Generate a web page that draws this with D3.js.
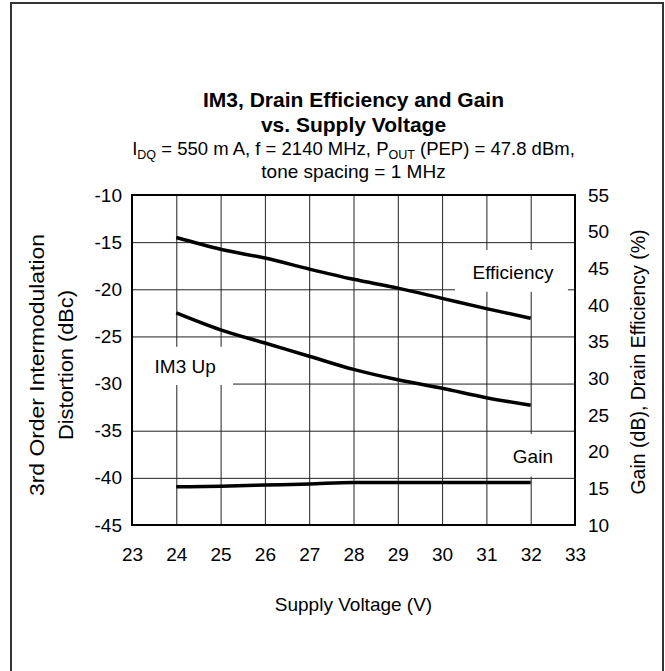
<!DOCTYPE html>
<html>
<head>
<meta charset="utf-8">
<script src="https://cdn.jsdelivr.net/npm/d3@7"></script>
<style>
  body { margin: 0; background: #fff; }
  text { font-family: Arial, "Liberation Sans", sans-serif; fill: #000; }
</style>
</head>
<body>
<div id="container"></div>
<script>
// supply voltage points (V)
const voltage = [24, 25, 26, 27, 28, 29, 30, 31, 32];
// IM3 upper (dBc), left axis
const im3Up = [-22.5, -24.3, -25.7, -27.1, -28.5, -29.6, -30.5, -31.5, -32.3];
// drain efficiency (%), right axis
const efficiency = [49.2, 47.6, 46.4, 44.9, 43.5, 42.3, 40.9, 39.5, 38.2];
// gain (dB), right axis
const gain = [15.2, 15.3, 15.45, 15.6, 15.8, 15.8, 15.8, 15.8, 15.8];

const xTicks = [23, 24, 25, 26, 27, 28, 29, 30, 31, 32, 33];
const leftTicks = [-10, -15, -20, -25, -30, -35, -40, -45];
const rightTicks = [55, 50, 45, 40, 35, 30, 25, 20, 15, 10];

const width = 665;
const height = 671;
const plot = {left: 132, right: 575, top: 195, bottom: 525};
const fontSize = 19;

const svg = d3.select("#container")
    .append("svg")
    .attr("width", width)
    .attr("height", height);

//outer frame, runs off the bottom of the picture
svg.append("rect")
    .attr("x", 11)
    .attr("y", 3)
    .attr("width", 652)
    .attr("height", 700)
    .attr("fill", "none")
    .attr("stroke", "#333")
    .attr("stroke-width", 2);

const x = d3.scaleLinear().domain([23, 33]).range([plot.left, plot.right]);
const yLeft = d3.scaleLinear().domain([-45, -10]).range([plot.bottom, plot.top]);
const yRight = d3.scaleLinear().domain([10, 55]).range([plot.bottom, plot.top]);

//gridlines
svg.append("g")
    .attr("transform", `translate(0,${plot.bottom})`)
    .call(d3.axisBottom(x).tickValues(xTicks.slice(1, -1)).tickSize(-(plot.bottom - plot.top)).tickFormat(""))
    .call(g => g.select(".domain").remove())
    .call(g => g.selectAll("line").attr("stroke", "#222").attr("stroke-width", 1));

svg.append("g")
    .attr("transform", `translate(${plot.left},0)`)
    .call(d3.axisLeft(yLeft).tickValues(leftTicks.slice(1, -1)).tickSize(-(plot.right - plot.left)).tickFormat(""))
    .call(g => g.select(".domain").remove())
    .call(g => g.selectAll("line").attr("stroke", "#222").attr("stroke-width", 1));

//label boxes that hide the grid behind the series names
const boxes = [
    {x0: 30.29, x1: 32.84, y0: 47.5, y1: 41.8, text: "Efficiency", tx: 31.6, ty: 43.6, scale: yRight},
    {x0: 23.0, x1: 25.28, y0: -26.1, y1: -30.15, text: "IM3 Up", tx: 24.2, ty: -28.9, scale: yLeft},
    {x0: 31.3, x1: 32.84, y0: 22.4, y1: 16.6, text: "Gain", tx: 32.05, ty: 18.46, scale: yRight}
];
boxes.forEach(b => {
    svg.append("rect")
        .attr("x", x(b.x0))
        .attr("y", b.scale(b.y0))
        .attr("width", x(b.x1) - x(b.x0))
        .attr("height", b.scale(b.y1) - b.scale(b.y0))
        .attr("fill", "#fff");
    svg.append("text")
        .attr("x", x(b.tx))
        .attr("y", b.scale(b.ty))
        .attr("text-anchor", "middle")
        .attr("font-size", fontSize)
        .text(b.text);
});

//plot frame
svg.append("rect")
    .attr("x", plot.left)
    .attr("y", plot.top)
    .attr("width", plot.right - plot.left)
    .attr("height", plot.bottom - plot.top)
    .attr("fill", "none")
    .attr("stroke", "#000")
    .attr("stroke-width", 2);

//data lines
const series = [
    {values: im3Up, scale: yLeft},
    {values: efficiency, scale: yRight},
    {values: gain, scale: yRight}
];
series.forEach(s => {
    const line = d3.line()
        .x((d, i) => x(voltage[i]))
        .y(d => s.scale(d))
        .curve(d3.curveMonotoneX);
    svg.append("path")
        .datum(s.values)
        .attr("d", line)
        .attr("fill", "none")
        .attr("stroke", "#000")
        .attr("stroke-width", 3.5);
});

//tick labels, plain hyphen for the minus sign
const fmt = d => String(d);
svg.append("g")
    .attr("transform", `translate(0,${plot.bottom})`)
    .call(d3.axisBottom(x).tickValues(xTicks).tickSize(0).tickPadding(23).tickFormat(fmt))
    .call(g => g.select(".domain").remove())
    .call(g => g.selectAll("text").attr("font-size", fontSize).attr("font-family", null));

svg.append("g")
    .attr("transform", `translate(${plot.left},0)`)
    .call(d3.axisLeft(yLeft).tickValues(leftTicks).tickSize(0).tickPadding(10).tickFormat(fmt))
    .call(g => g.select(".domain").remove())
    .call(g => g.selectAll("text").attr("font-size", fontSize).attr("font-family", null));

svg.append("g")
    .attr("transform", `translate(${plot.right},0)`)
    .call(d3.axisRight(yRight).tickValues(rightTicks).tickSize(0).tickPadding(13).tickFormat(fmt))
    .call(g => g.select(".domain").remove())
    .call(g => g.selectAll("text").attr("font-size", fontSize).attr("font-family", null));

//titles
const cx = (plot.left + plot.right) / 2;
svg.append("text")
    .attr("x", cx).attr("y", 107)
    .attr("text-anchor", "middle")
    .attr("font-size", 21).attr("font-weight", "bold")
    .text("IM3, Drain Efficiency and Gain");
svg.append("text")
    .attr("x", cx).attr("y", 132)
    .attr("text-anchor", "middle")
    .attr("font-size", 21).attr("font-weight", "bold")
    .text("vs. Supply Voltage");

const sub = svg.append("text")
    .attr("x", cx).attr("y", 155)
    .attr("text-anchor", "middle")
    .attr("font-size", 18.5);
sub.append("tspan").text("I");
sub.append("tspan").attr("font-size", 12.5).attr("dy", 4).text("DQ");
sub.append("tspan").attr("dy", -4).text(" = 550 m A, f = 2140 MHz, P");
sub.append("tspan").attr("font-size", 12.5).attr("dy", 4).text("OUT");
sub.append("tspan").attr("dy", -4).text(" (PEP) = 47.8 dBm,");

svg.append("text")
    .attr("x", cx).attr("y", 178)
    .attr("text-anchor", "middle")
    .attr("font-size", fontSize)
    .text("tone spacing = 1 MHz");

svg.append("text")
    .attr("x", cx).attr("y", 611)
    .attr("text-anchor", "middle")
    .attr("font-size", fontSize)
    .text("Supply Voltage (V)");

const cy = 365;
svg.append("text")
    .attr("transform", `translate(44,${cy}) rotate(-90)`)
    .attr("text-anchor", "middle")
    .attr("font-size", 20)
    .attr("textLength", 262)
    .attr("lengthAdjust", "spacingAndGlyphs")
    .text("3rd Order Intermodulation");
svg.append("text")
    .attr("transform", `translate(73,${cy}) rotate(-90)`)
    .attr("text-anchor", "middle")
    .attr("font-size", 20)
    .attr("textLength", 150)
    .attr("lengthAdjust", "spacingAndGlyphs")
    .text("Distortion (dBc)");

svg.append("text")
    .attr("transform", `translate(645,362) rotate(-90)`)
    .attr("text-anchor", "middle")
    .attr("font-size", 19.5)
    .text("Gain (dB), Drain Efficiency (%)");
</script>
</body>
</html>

What the exercise asks:
Transcribe the listing above verbatim. Omit the pictures.

Finished exercise:
Generate a web page that draws this with D3.js.
<!DOCTYPE html>
<html>
<head>
<meta charset="utf-8">
<script src="https://cdn.jsdelivr.net/npm/d3@7"></script>
<style>
  body { margin: 0; background: #fff; }
  text { font-family: Arial, "Liberation Sans", sans-serif; fill: #000; }
</style>
</head>
<body>
<div id="container"></div>
<script>
// supply voltage points (V)
const voltage = [24, 25, 26, 27, 28, 29, 30, 31, 32];
// IM3 upper (dBc), left axis
const im3Up = [-22.5, -24.3, -25.7, -27.1, -28.5, -29.6, -30.5, -31.5, -32.3];
// drain efficiency (%), right axis
const efficiency = [49.2, 47.6, 46.4, 44.9, 43.5, 42.3, 40.9, 39.5, 38.2];
// gain (dB), right axis
const gain = [15.2, 15.3, 15.45, 15.6, 15.8, 15.8, 15.8, 15.8, 15.8];

const xTicks = [23, 24, 25, 26, 27, 28, 29, 30, 31, 32, 33];
const leftTicks = [-10, -15, -20, -25, -30, -35, -40, -45];
const rightTicks = [55, 50, 45, 40, 35, 30, 25, 20, 15, 10];

const width = 665;
const height = 671;
const plot = {left: 132, right: 575, top: 195, bottom: 525};
const fontSize = 19;

const svg = d3.select("#container")
    .append("svg")
    .attr("width", width)
    .attr("height", height);

//outer frame, runs off the bottom of the picture
svg.append("rect")
    .attr("x", 11)
    .attr("y", 3)
    .attr("width", 652)
    .attr("height", 700)
    .attr("fill", "none")
    .attr("stroke", "#333")
    .attr("stroke-width", 2);

const x = d3.scaleLinear().domain([23, 33]).range([plot.left, plot.right]);
const yLeft = d3.scaleLinear().domain([-45, -10]).range([plot.bottom, plot.top]);
const yRight = d3.scaleLinear().domain([10, 55]).range([plot.bottom, plot.top]);

//gridlines
svg.append("g")
    .attr("transform", `translate(0,${plot.bottom})`)
    .call(d3.axisBottom(x).tickValues(xTicks.slice(1, -1)).tickSize(-(plot.bottom - plot.top)).tickFormat(""))
    .call(g => g.select(".domain").remove())
    .call(g => g.selectAll("line").attr("stroke", "#222").attr("stroke-width", 1));

svg.append("g")
    .attr("transform", `translate(${plot.left},0)`)
    .call(d3.axisLeft(yLeft).tickValues(leftTicks.slice(1, -1)).tickSize(-(plot.right - plot.left)).tickFormat(""))
    .call(g => g.select(".domain").remove())
    .call(g => g.selectAll("line").attr("stroke", "#222").attr("stroke-width", 1));

//label boxes that hide the grid behind the series names
const boxes = [
    {x0: 30.29, x1: 32.84, y0: 47.5, y1: 41.8, text: "Efficiency", tx: 31.6, ty: 43.6, scale: yRight},
    {x0: 23.0, x1: 25.28, y0: -26.1, y1: -30.15, text: "IM3 Up", tx: 24.2, ty: -28.9, scale: yLeft},
    {x0: 31.3, x1: 32.84, y0: 22.4, y1: 16.6, text: "Gain", tx: 32.05, ty: 18.46, scale: yRight}
];
boxes.forEach(b => {
    svg.append("rect")
        .attr("x", x(b.x0))
        .attr("y", b.scale(b.y0))
        .attr("width", x(b.x1) - x(b.x0))
        .attr("height", b.scale(b.y1) - b.scale(b.y0))
        .attr("fill", "#fff");
    svg.append("text")
        .attr("x", x(b.tx))
        .attr("y", b.scale(b.ty))
        .attr("text-anchor", "middle")
        .attr("font-size", fontSize)
        .text(b.text);
});

//plot frame
svg.append("rect")
    .attr("x", plot.left)
    .attr("y", plot.top)
    .attr("width", plot.right - plot.left)
    .attr("height", plot.bottom - plot.top)
    .attr("fill", "none")
    .attr("stroke", "#000")
    .attr("stroke-width", 2);

//data lines
const series = [
    {values: im3Up, scale: yLeft},
    {values: efficiency, scale: yRight},
    {values: gain, scale: yRight}
];
series.forEach(s => {
    const line = d3.line()
        .x((d, i) => x(voltage[i]))
        .y(d => s.scale(d))
        .curve(d3.curveMonotoneX);
    svg.append("path")
        .datum(s.values)
        .attr("d", line)
        .attr("fill", "none")
        .attr("stroke", "#000")
        .attr("stroke-width", 3.5);
});

//tick labels, plain hyphen for the minus sign
const fmt = d => String(d);
svg.append("g")
    .attr("transform", `translate(0,${plot.bottom})`)
    .call(d3.axisBottom(x).tickValues(xTicks).tickSize(0).tickPadding(23).tickFormat(fmt))
    .call(g => g.select(".domain").remove())
    .call(g => g.selectAll("text").attr("font-size", fontSize).attr("font-family", null));

svg.append("g")
    .attr("transform", `translate(${plot.left},0)`)
    .call(d3.axisLeft(yLeft).tickValues(leftTicks).tickSize(0).tickPadding(10).tickFormat(fmt))
    .call(g => g.select(".domain").remove())
    .call(g => g.selectAll("text").attr("font-size", fontSize).attr("font-family", null));

svg.append("g")
    .attr("transform", `translate(${plot.right},0)`)
    .call(d3.axisRight(yRight).tickValues(rightTicks).tickSize(0).tickPadding(13).tickFormat(fmt))
    .call(g => g.select(".domain").remove())
    .call(g => g.selectAll("text").attr("font-size", fontSize).attr("font-family", null));

//titles
const cx = (plot.left + plot.right) / 2;
svg.append("text")
    .attr("x", cx).attr("y", 107)
    .attr("text-anchor", "middle")
    .attr("font-size", 21).attr("font-weight", "bold")
    .text("IM3, Drain Efficiency and Gain");
svg.append("text")
    .attr("x", cx).attr("y", 132)
    .attr("text-anchor", "middle")
    .attr("font-size", 21).attr("font-weight", "bold")
    .text("vs. Supply Voltage");

const sub = svg.append("text")
    .attr("x", cx).attr("y", 155)
    .attr("text-anchor", "middle")
    .attr("font-size", 18.5);
sub.append("tspan").text("I");
sub.append("tspan").attr("font-size", 12.5).attr("dy", 4).text("DQ");
sub.append("tspan").attr("dy", -4).text(" = 550 m A, f = 2140 MHz, P");
sub.append("tspan").attr("font-size", 12.5).attr("dy", 4).text("OUT");
sub.append("tspan").attr("dy", -4).text(" (PEP) = 47.8 dBm,");

svg.append("text")
    .attr("x", cx).attr("y", 178)
    .attr("text-anchor", "middle")
    .attr("font-size", fontSize)
    .text("tone spacing = 1 MHz");

svg.append("text")
    .attr("x", cx).attr("y", 611)
    .attr("text-anchor", "middle")
    .attr("font-size", fontSize)
    .text("Supply Voltage (V)");

const cy = 365;
svg.append("text")
    .attr("transform", `translate(44,${cy}) rotate(-90)`)
    .attr("text-anchor", "middle")
    .attr("font-size", 20)
    .attr("textLength", 262)
    .attr("lengthAdjust", "spacingAndGlyphs")
    .text("3rd Order Intermodulation");
svg.append("text")
    .attr("transform", `translate(73,${cy}) rotate(-90)`)
    .attr("text-anchor", "middle")
    .attr("font-size", 20)
    .attr("textLength", 150)
    .attr("lengthAdjust", "spacingAndGlyphs")
    .text("Distortion (dBc)");

svg.append("text")
    .attr("transform", `translate(645,362) rotate(-90)`)
    .attr("text-anchor", "middle")
    .attr("font-size", 19.5)
    .text("Gain (dB), Drain Efficiency (%)");
</script>
</body>
</html>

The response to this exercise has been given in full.